By comparing vitamin D levels to recurrence information, the researchers found:

  • low vitamin D levels were linked to recurrence in bones; this association was significant, which means that it was likely due to the low vitamin D levels and not just to chance
  • low vitamin D levels also were linked to the cancer recurring someplace in the body away from the breast, but this association wasn’t significant, which means it could have been due to chance

The women in the AZURE trial were given vitamin D supplements when the study started, but the supplements were 10 times lower than current recommended levels.

Right now, it’s not clear how or why vitamin D levels affect breast cancer spread. It may be that adequate vitamin D levels affect how breast cancer behaves; so when vitamin D levels are low, breast cancer is more likely to develop and if it does develop, it's more aggressive, harder to treat, and more likely to spread. It's also possible that low vitamin D levels are caused by other factors such as diet, exercise, and lifestyle choices that also affect breast cancer risk and prognosis.
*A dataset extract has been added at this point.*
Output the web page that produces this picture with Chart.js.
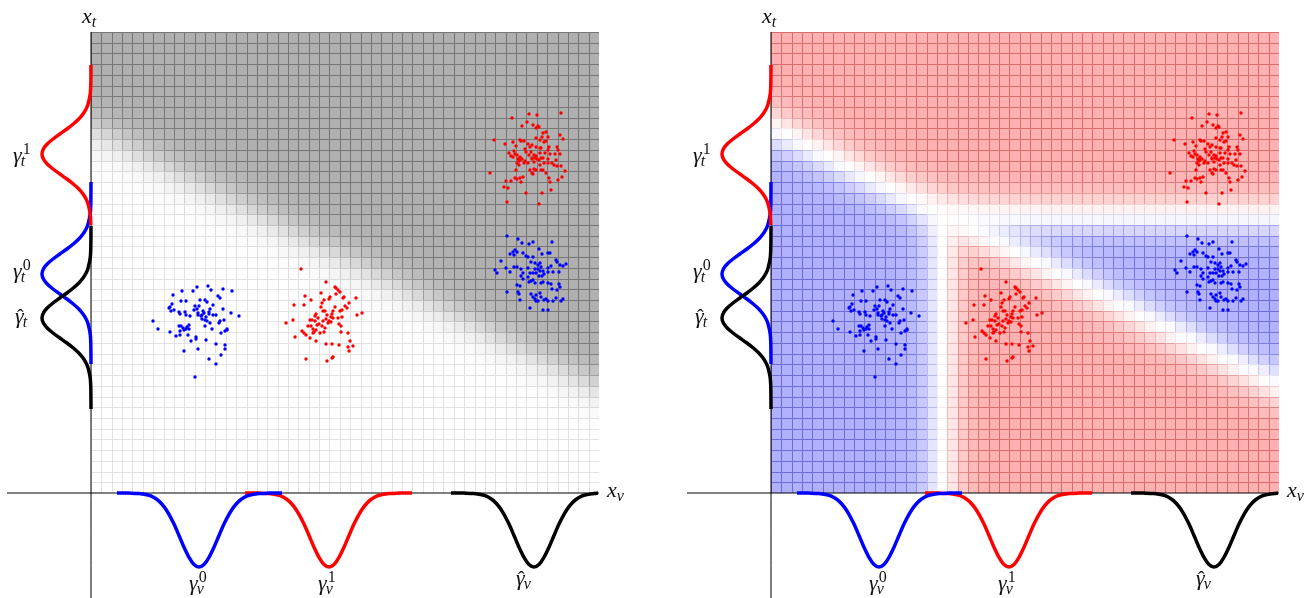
<!DOCTYPE html>
<html>
<head>
<meta charset="utf-8">
<script src="https://cdn.jsdelivr.net/npm/chart.js@4.4.0/dist/chart.umd.min.js"></script>
<style>
  body { margin: 0; background: #fff; }
  #wrap { position: relative; width: 1313px; height: 598px; }
  canvas { position: absolute; top: 0; }
  #left { left: 0; }
  #right { left: 680px; }
</style>
</head>
<body>
<div id="wrap">
  <canvas id="left" width="680" height="598"></canvas>
  <canvas id="right" width="633" height="598"></canvas>
</div>
<script>
// data units: origin at the axes crossing, 1 unit ~ 1 px of the figure
const PLOT_W = 508;
const PLOT_H = 461;
const GRID_COLS = 49;
const GRID_ROWS = 43;

// boundaries
const DIAG_Y0 = 366;       // diagonal boundary height at x = 0
const DIAG_SLOPE = -0.51;
const JUNCTION_X = 171;    // where vertical / horizontal boundaries meet the diagonal
const JUNCTION_Y = 278;
const BAND_GRAY = 20;      // softness of the transitions
const BAND_DIV = 20;

// point clouds
const BLUE_A = [[117,207],[106,206],[132,204],[141,202],[102,202],[120,203],[91,202],[82,198],[129,195],[127,197],[109,193],[114,193],[116,191],[90,192],[95,192],[79,186],[80,182],[83,183],[88,181],[89,179],[94,181],[95,178],[99,177],[106,184],[107,180],[107,178],[122,188],[119,184],[118,181],[132,184],[118,179],[110,177],[111,174],[114,173],[115,176],[122,178],[125,178],[113,180],[116,172],[119,170],[129,172],[128,170],[133,173],[140,180],[148,177],[62,172],[67,164],[79,161],[88,167],[90,167],[92,165],[93,163],[96,166],[98,168],[95,164],[98,164],[85,157],[89,162],[89,158],[114,167],[121,164],[105,156],[105,154],[97,158],[100,152],[115,153],[130,160],[134,162],[136,164],[136,163],[125,149],[134,148],[134,144],[107,144],[93,142],[130,138],[118,134],[125,129],[104,116],[111,178],[112,182],[104,187],[103,183],[108,187],[78,185],[81,189]];
const RED_A = [[210,224],[235,211],[244,206],[245,205],[247,203],[249,201],[230,200],[214,197],[253,196],[252,195],[239,196],[238,194],[220,193],[233,193],[231,190],[245,199],[265,195],[203,188],[213,188],[258,190],[254,187],[256,185],[244,186],[249,182],[251,183],[230,186],[232,182],[234,182],[242,182],[241,179],[271,180],[266,178],[225,179],[224,177],[221,173],[219,173],[224,172],[236,178],[240,176],[238,172],[240,171],[237,170],[251,176],[247,175],[250,167],[248,169],[195,170],[202,173],[217,167],[220,167],[226,168],[228,169],[232,172],[231,167],[234,165],[222,164],[225,163],[222,160],[223,161],[229,160],[233,161],[211,162],[213,160],[215,158],[250,161],[257,160],[204,156],[219,155],[225,152],[259,152],[235,149],[241,149],[248,148],[262,147],[257,146],[258,142],[242,136],[241,135],[236,132],[215,134],[242,175],[227,175],[235,174]];
const RED_B = [[470,380],[438,379],[446,378],[421,375],[436,371],[431,367],[442,368],[447,367],[448,366],[445,365],[452,360],[455,361],[451,356],[457,356],[455,352],[453,351],[445,355],[449,353],[469,358],[472,354],[403,353],[414,349],[422,351],[425,347],[429,353],[430,352],[433,352],[437,349],[441,348],[439,346],[434,344],[435,341],[450,345],[458,346],[457,343],[466,346],[467,343],[445,346],[449,345],[418,340],[423,342],[424,339],[426,338],[420,337],[422,336],[429,336],[431,334],[427,334],[428,332],[429,333],[426,330],[428,328],[440,341],[438,338],[443,338],[445,337],[441,335],[441,334],[444,335],[446,334],[450,335],[452,335],[449,340],[454,340],[459,339],[464,339],[469,339],[434,332],[437,330],[433,330],[443,331],[448,333],[449,328],[453,330],[457,334],[457,330],[461,330],[465,333],[463,328],[466,327],[470,327],[399,320],[425,323],[439,323],[443,324],[445,323],[441,320],[442,319],[450,323],[452,323],[455,320],[474,322],[415,312],[420,312],[424,315],[426,314],[429,315],[432,316],[430,311],[458,315],[459,311],[471,316],[467,313],[413,306],[417,305],[460,303],[435,300],[451,300],[416,291],[448,289]];
const BLUE_B = [[416,257],[427,254],[431,250],[438,249],[442,251],[461,251],[424,243],[422,241],[426,241],[419,239],[423,238],[432,240],[435,237],[448,244],[451,239],[457,240],[459,240],[410,232],[415,225],[404,223],[406,220],[419,221],[423,226],[426,226],[430,224],[437,236],[442,236],[440,231],[444,230],[447,228],[449,230],[450,226],[465,233],[466,231],[469,228],[472,227],[475,229],[460,227],[457,225],[437,225],[439,220],[442,220],[444,224],[447,224],[445,220],[449,222],[452,222],[453,219],[457,221],[451,217],[432,220],[430,217],[437,216],[448,217],[462,221],[468,221],[426,208],[429,207],[432,214],[438,211],[440,212],[442,213],[444,210],[450,210],[452,211],[457,210],[460,209],[468,209],[469,206],[466,203],[461,204],[416,201],[427,201],[428,199],[440,199],[442,196],[445,198],[449,200],[450,196],[445,192],[447,192],[444,194],[453,193],[455,194],[457,192],[465,195],[472,194],[470,192],[462,192],[429,193],[439,185],[452,183],[457,183]];

// marginal curves: profile (offset from centre, depth)
const BOTTOM_DX = [-70,-60,-50,-45,-40,-35,-30,-25,-20,-15,-10,-5,0,5,10,15,20,25,30,35,40,45,50,60,70];
const BOTTOM_DEPTH = [0.1,0.5,2.3,4.5,8.1,13.6,21.3,31.1,42.5,54.2,64.4,71.5,74,71.5,64.4,54.2,42.5,31.1,21.3,13.6,8.1,4.5,2.3,0.5,0.1];
const SIDE_DY = [-70,-60,-50,-45,-40,-35,-30,-25,-20,-15,-10,-5,0,5,10,15,20,25,30,35,40,45,50,60,70];
const SIDE_BULGE = [0.2,0.8,2.9,4.9,8.0,12.2,17.7,24.1,31.1,38.0,43.8,47.6,49,47.6,43.8,38.0,31.1,24.1,17.7,12.2,8.0,4.9,2.9,0.8,0.2];

// [centre, from, to]
const V_BLUE = [108, -82, 83];
const V_RED = [238, -84, 83];
const V_HAT = [443, -83, 64];
const T_RED = [339, -71, 89];
const T_BLUE = [219, -90, 92];
const T_HAT = [175, -91, 92];

const LABELS = [
  { base: 'x', sub: 't', sup: '', hat: false, x: -9, y: 470 },
  { base: 'x', sub: 'v', sup: '', hat: false, x: 516, y: -4 },
  { base: 'γ', sub: 't', sup: '1', hat: false, x: -78, y: 331 },
  { base: 'γ', sub: 't', sup: '0', hat: false, x: -78, y: 215 },
  { base: 'γ', sub: 't', sup: '', hat: true, x: -76, y: 170 },
  { base: 'γ', sub: 'v', sup: '0', hat: false, x: 98, y: -97 },
  { base: 'γ', sub: 'v', sup: '1', hat: false, x: 227, y: -97 },
  { base: 'γ', sub: 'v', sup: '', hat: true, x: 425, y: -92 }
];

const FONT = "'Liberation Serif', 'DejaVu Serif', serif";

function bottomCurve(c) {
  const [mid, lo, hi] = c;
  const pts = [{ x: mid + lo, y: 0 }];
  BOTTOM_DX.forEach((dx, i) => {
    if (dx > lo && dx < hi) pts.push({ x: mid + dx, y: -BOTTOM_DEPTH[i] });
  });
  pts.push({ x: mid + hi, y: 0 });
  return pts;
}

function sideCurve(c) {
  const [mid, lo, hi] = c;
  const pts = [{ x: 0, y: mid + hi }];
  for (let i = SIDE_DY.length - 1; i >= 0; i--) {
    const dy = SIDE_DY[i];
    if (dy > lo && dy < hi) pts.push({ x: -SIDE_BULGE[i], y: mid + dy });
  }
  pts.push({ x: 0, y: mid + lo });
  return pts;
}

function cloud(arr) {
  return arr.map(p => ({ x: p[0], y: p[1] }));
}

function field(px, py, mode) {
  const d1 = (py - (DIAG_Y0 + DIAG_SLOPE * px)) / Math.sqrt(1 + DIAG_SLOPE * DIAG_SLOPE);
  if (mode === 'gray') return (1 + Math.tanh(d1 / BAND_GRAY)) / 2;
  const d2 = px - JUNCTION_X;
  const d3 = py - JUNCTION_Y;
  return Math.tanh(d1 / BAND_DIV) * Math.tanh(Math.max(d3, -d2) / BAND_DIV);
}

function cellStyle(v, mode) {
  if (mode === 'gray') {
    const g = Math.round(255 - 79 * v);
    return { fill: `rgb(${g},${g},${g})`, line: `rgba(0,0,0,${0.11 + 0.22 * v})` };
  }
  const a = Math.pow(Math.abs(v), 1.5);
  const g = Math.round(255 - 79 * a);
  if (v >= 0) return { fill: `rgb(255,${g},${g})`, line: `rgba(150,0,0,${0.08 + 0.3 * a})` };
  return { fill: `rgb(${g},${g},255)`, line: `rgba(0,0,150,${0.08 + 0.3 * a})` };
}

const heatmapPlugin = {
  id: 'heatmap',
  beforeDatasetsDraw(chart, args, opts) {
    const { ctx, scales: { x, y } } = chart;
    const cw = PLOT_W / GRID_COLS, ch = PLOT_H / GRID_ROWS;
    ctx.save();
    ctx.lineWidth = 1;
    for (let i = 0; i < GRID_COLS; i++) {
      for (let j = 0; j < GRID_ROWS; j++) {
        const x0 = Math.round(x.getPixelForValue(i * cw));
        const x1 = Math.round(x.getPixelForValue((i + 1) * cw));
        const y0 = Math.round(y.getPixelForValue((j + 1) * ch));
        const y1 = Math.round(y.getPixelForValue(j * ch));
        const s = cellStyle(field((i + 0.5) * cw, (j + 0.5) * ch, opts.mode), opts.mode);
        ctx.fillStyle = s.fill;
        ctx.fillRect(x0, y0, x1 - x0, y1 - y0);
        ctx.strokeStyle = s.line;
        ctx.beginPath();
        ctx.moveTo(x0 + 0.5, y1);
        ctx.lineTo(x0 + 0.5, y0 + 0.5);
        ctx.lineTo(x1, y0 + 0.5);
        ctx.stroke();
      }
    }
    ctx.restore();
  }
};

const labelPlugin = {
  id: 'mathLabels',
  afterDraw(chart) {
    const { ctx, scales: { x, y } } = chart;
    ctx.save();
    ctx.fillStyle = '#111';
    ctx.textBaseline = 'alphabetic';
    LABELS.forEach(l => {
      const px = x.getPixelForValue(l.x), py = y.getPixelForValue(l.y);
      ctx.font = 'italic 22px ' + FONT;
      ctx.textAlign = 'left';
      ctx.fillText(l.base, px, py);
      const w = ctx.measureText(l.base).width;
      if (l.hat) {
        ctx.font = '20px ' + FONT;
        ctx.textAlign = 'center';
        ctx.fillText('ˆ', px + w / 2 + 1, py + 1);
        ctx.textAlign = 'left';
      }
      if (l.sup) {
        ctx.font = '16px ' + FONT;
        ctx.fillText(l.sup, px + w + 1, py - 8);
      }
      if (l.sub) {
        ctx.font = 'italic 16px ' + FONT;
        ctx.fillText(l.sub, px + w - (l.base === 'γ' ? 1 : 0), py + 4);
      }
    });
    ctx.restore();
  }
};

function lineSet(data, color, width) {
  return {
    data: data,
    showLine: true,
    borderColor: color,
    borderWidth: width,
    pointRadius: 0,
    tension: 0.3,
    fill: false,
    clip: false
  };
}

function dotSet(data, color) {
  return {
    data: data,
    backgroundColor: color,
    borderWidth: 0,
    pointRadius: 1.7,
    showLine: false
  };
}

function makePanel(id, mode, xMax) {
  return new Chart(document.getElementById(id), {
    type: 'scatter',
    data: {
      datasets: [
        dotSet(cloud(BLUE_A), '#0000ff'),
        dotSet(cloud(RED_A), '#ff0000'),
        dotSet(cloud(RED_B), '#ff0000'),
        dotSet(cloud(BLUE_B), '#0000ff'),
        lineSet(sideCurve(T_HAT), '#000000', 3.5),
        lineSet(sideCurve(T_RED), '#ff0000', 3.5),
        lineSet(sideCurve(T_BLUE), '#0000ff', 3.5),
        lineSet(bottomCurve(V_HAT), '#000000', 3.5),
        lineSet(bottomCurve(V_BLUE), '#0000ff', 3.5),
        lineSet(bottomCurve(V_RED), '#ff0000', 3.5),
        lineSet([{ x: -84, y: 0 }, { x: PLOT_W, y: 0 }], '#000000', 1),
        lineSet([{ x: 0, y: PLOT_H }, { x: 0, y: -105 }], '#000000', 1)
      ]
    },
    options: {
      responsive: false,
      devicePixelRatio: 1,
      animation: false,
      events: [],
      layout: { padding: 0, autoPadding: false },
      scales: {
        x: { type: 'linear', display: false, min: -91, max: xMax },
        y: { type: 'linear', display: false, min: -105, max: 493 }
      },
      plugins: {
        legend: { display: false },
        tooltip: { enabled: false },
        heatmap: { mode: mode }
      }
    },
    plugins: [heatmapPlugin, labelPlugin]
  });
}

makePanel('left', 'gray', 589);
makePanel('right', 'diverging', 542);
</script>
</body>
</html>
Getting enough vitamin D, as well as calcium, is important for your overall good health -- especially the health of your bones. This study and other research suggest that getting enough vitamin D also might be important if you're being treated for breast cancer. Still, more research is needed to better understand the link between vitamin D and breast cancer. Checking vitamin D levels as part of routine healthcare might make sense. Still, it’s important to know that taking too much vitamin D can be harmful. Vitamin D supplements should be taken only when a blood test shows your vitamin D level is low.

Getting more direct sunlight exposure can also help boost your vitamin D levels. Even short periods of direct peak sun exposure – 15 minutes 3 times a week, for example – can give you more than the recommended daily amount of vitamin D. It’s also impossible to overdose on vitamin D from the sun. While sun exposure offers vitamin D benefits, it does have risks. Sun exposure increases your risk of skin cancer, including melanoma, the most dangerous type. In general, most experts recommend you continue to use sun protection when ultraviolet (UV) radiation levels are moderate or high.

If you're being treated for breast cancer, you might want to talk to your doctor about the results of this study. Ask if checking your vitamin D level makes sense for you. If it's low, you and your doctor can decide if a vitamin D supplement is right for you.